By John Barron
If Barack Obama’s chances of keeping his job are tied to the number of Americans who are finding a employment of their own, the president and America’s job-seekers both just got some very good news.
Unemployment in the United States fell to 7.8 per cent in September, with 114,000 jobs added — the lowest jobless rate since the month Obama took the oath of office in January 2009.
It is still well above the highest level that any president since World War Two has been re-elected with — Ronald Reagan won a landslide second term in 1984 despite a jobless rate of 7.4 per cent.
But importantly for President Reagan 28 years ago, and for President Obama today, the number is heading down. Psychologically, it seems, voters are compelled by feelings that "things are getting better".
The good economic news followed a bad 36 hours for the President, after he had his debating clock cleaned in Denver by the surprisingly feisty Republican challenger Mitt Romney.
Had the jobless rate stalled at 8.1 per cent or even ticked up again, the one-two blow might have been enough to build some much-needed momentum for Mr. Romney, but that’s now unlikely.
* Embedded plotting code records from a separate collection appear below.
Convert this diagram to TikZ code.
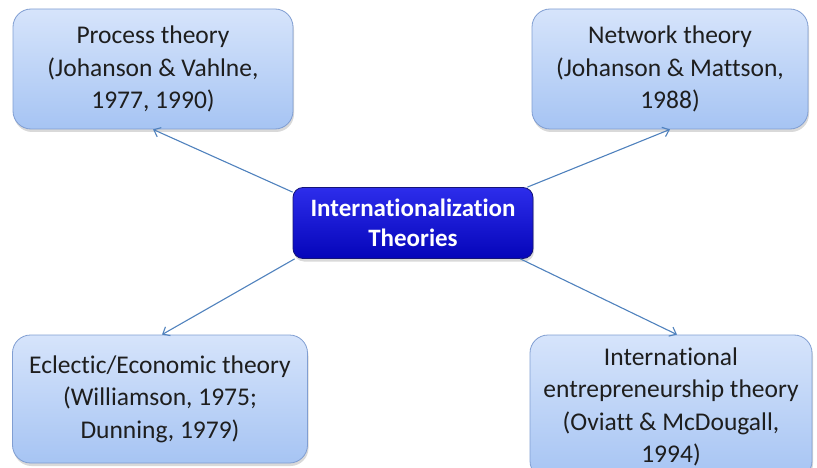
\documentclass[tikz,border=0pt]{standalone}
\usepackage{fontspec}
\setmainfont{Carlito}[Ligatures=NoCommon]
\usepackage{tikz}
\usetikzlibrary{arrows.meta,shadows}

\definecolor{boxtop}{RGB}{214,228,251}
\definecolor{boxbottom}{RGB}{166,196,243}
\definecolor{boxline}{RGB}{128,158,210}
\definecolor{hubtop}{RGB}{45,45,235}
\definecolor{hubbottom}{RGB}{5,5,185}
\definecolor{hubline}{RGB}{20,20,120}
\definecolor{linkblue}{RGB}{79,129,189}
\definecolor{textgray}{RGB}{30,30,30}

\begin{document}
\begin{tikzpicture}[x=1pt, y=-1pt,
  theory/.style={rectangle, rounded corners=18pt, draw=boxline, line width=0.8pt, top color=boxtop, bottom color=boxbottom, drop shadow={shadow xshift=1pt, shadow yshift=-3pt, opacity=0.3}, align=center, inner sep=0pt, text=textgray, font=\fontsize{25.5}{32.5}\selectfont},
  hub/.style={rectangle, rounded corners=10pt, draw=hubline, line width=0.8pt, top color=hubtop, bottom color=hubbottom, drop shadow={shadow xshift=1pt, shadow yshift=-3pt, opacity=0.3}, align=center, inner sep=0pt, text=white, font=\bfseries\fontsize{25}{30}\selectfont},
  link/.style={draw=linkblue, line width=1.1pt, -{Straight Barb[length=6pt,width=10pt]}}]
  \useasboundingbox (0,0) rectangle (817,468);

  \node[theory, minimum width=280pt, minimum height=120pt] (process) at (153,69) {Process theory\\(Johanson \& Vahlne,\\1977, 1990)};
  \node[theory, minimum width=276pt, minimum height=120pt] (network) at (670,69) {Network theory\\(Johanson \& Mattson,\\1988)};
  \node[theory, minimum width=295pt, minimum height=128pt] (eclectic) at (160,399) {Eclectic/Economic theory\\(Williamson, 1975;\\Dunning, 1979)};
  \node[theory, minimum width=282pt, minimum height=144pt] (entrepreneur) at (671,407) {International\\entrepreneurship theory\\(Oviatt \& McDougall,\\1994)};
  \node[hub, minimum width=240pt, minimum height=71pt] (centre) at (413,223) {Internationalization\\Theories};

  \draw[link] ([yshift=-5pt]centre.north west) -- (process.south);
  \draw[link] ([xshift=-6pt]centre.north east) -- (network.south);
  \draw[link] ([xshift=2pt]centre.south west) -- ([xshift=2pt]eclectic.north);
  \draw[link] ([xshift=-13pt]centre.south east) -- ([xshift=6pt]entrepreneur.north);

\end{tikzpicture}
\end{document}
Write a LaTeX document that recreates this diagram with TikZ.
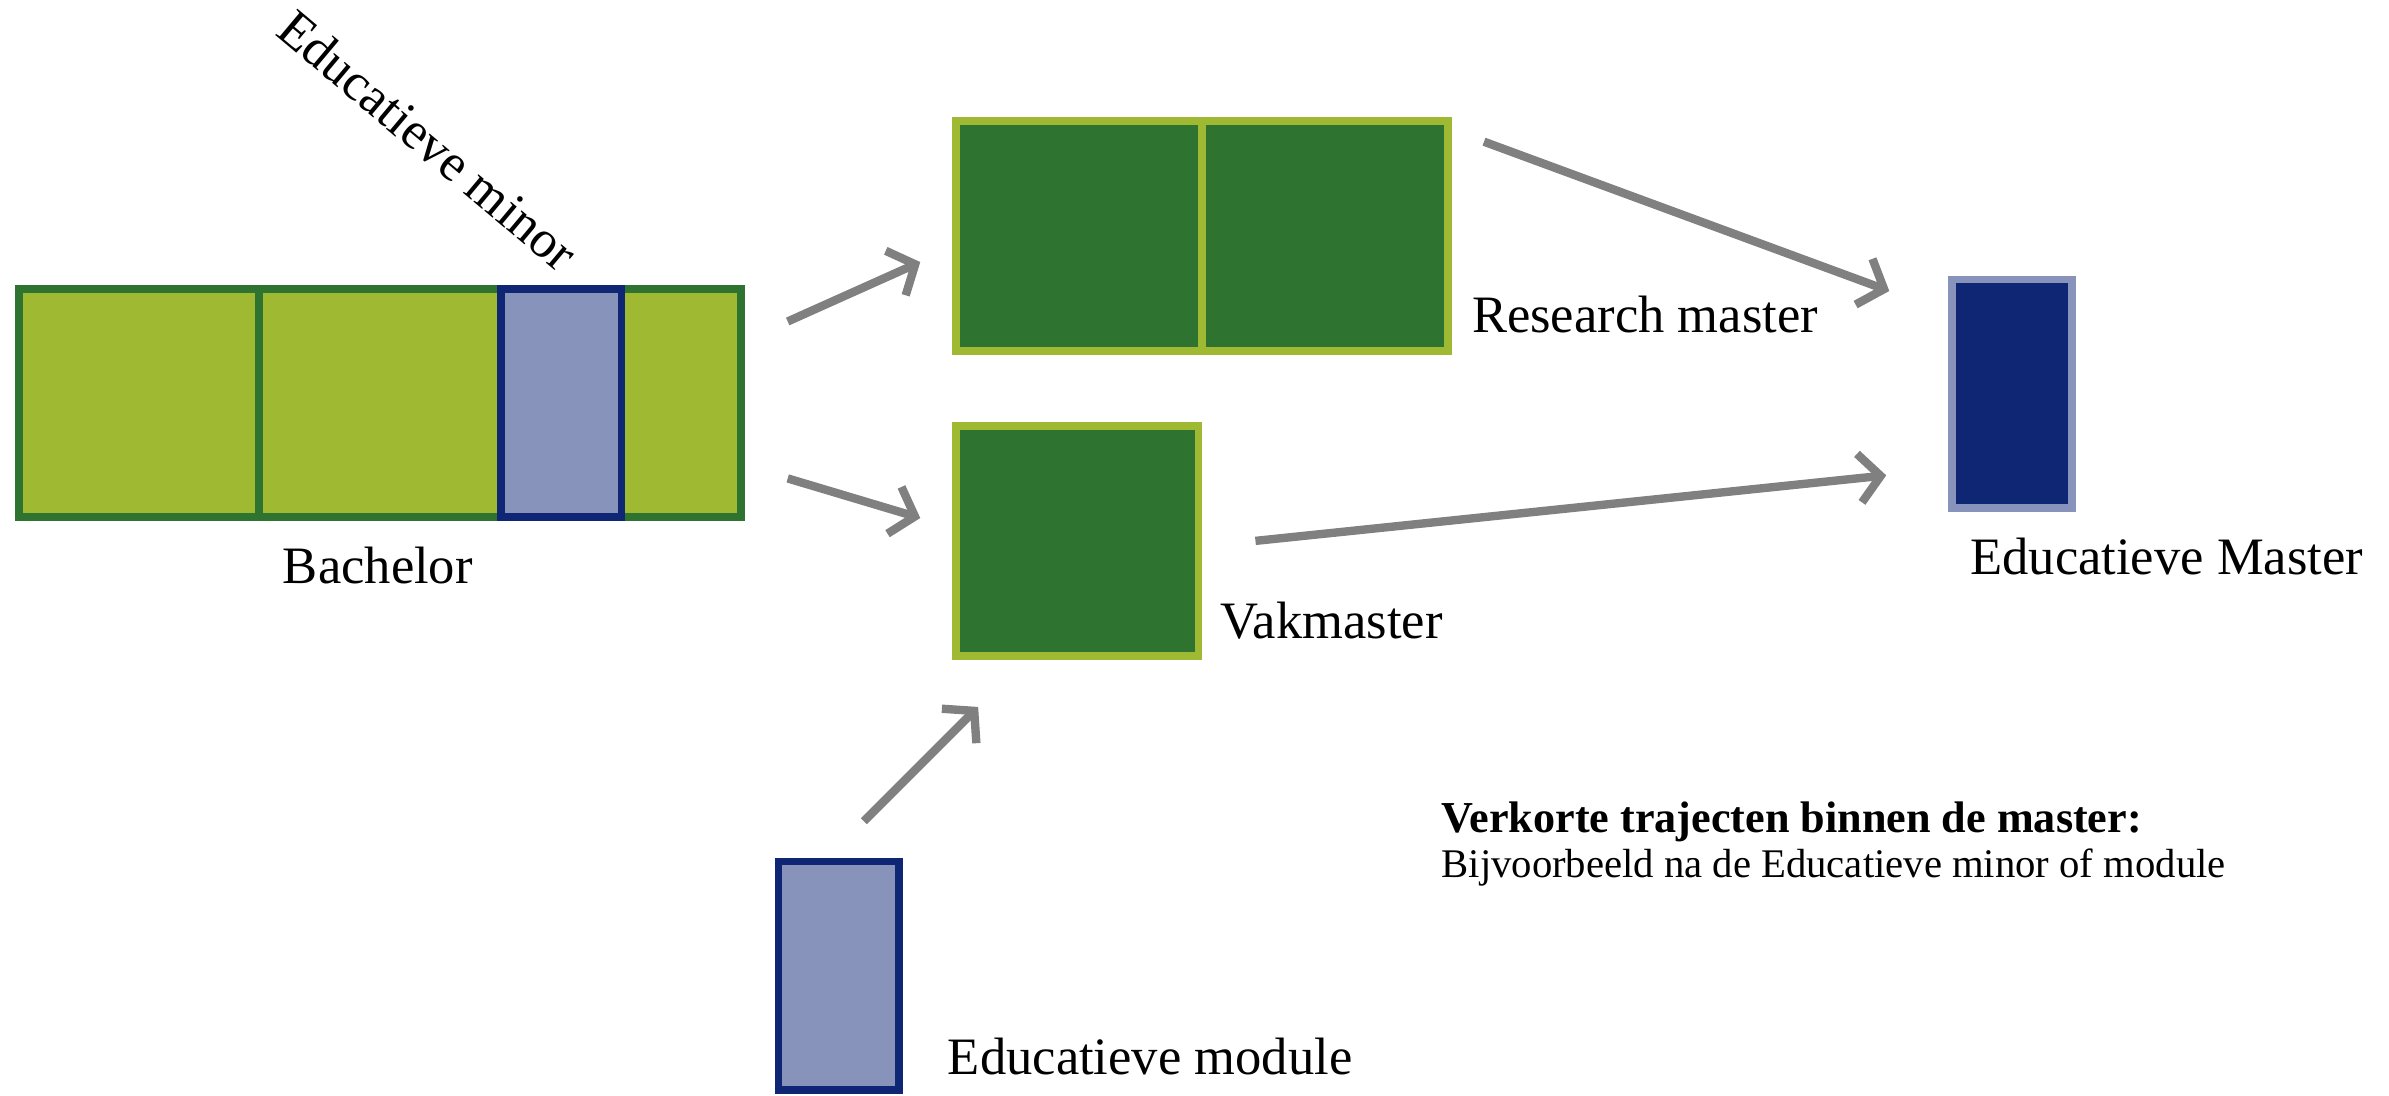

Now the former Massachusetts governor is only left to say these numbers "aren’t good enough" rather than not being good as such.
The next major moment for this election comes next Thursday, US time, when the Vice President Joe Biden will face the conservative pin-up boy Congressman Paul Ryan.
A week later Mr. Obama and Mr. Romney have their second debate — one that could effectively settle the matter — and the president probably likes his chances of making a comeback. President Reagan had a shocker in his first debate against Walter Mondale in 1984, looking old, confused, and tired, but came back strongly to win the second and the election.
This year’s second debate is a town hall style event, with questions on domestic and foreign affairs from ordinary voters. The format should favour the President: a free-flowing give-and-take, where the candidates are freed from their podiums and the answers aren’t known in advance.
Mitt Romney’s robotic shuffling walk alone could be enough to make him look more like Robo-boss than a President who feels the people’s pain. Obama can do folksy and he loves a crowd he can ad-lib off — something Romney, for all his debate prep, often fails to do.
But while many argue debates don’t win or lose presidential elections, kitchen table issues like unemployment certainly do. When the history of this election is written, this may well have been the week when Mitt Romney won the debate and Barack Obama won the White House.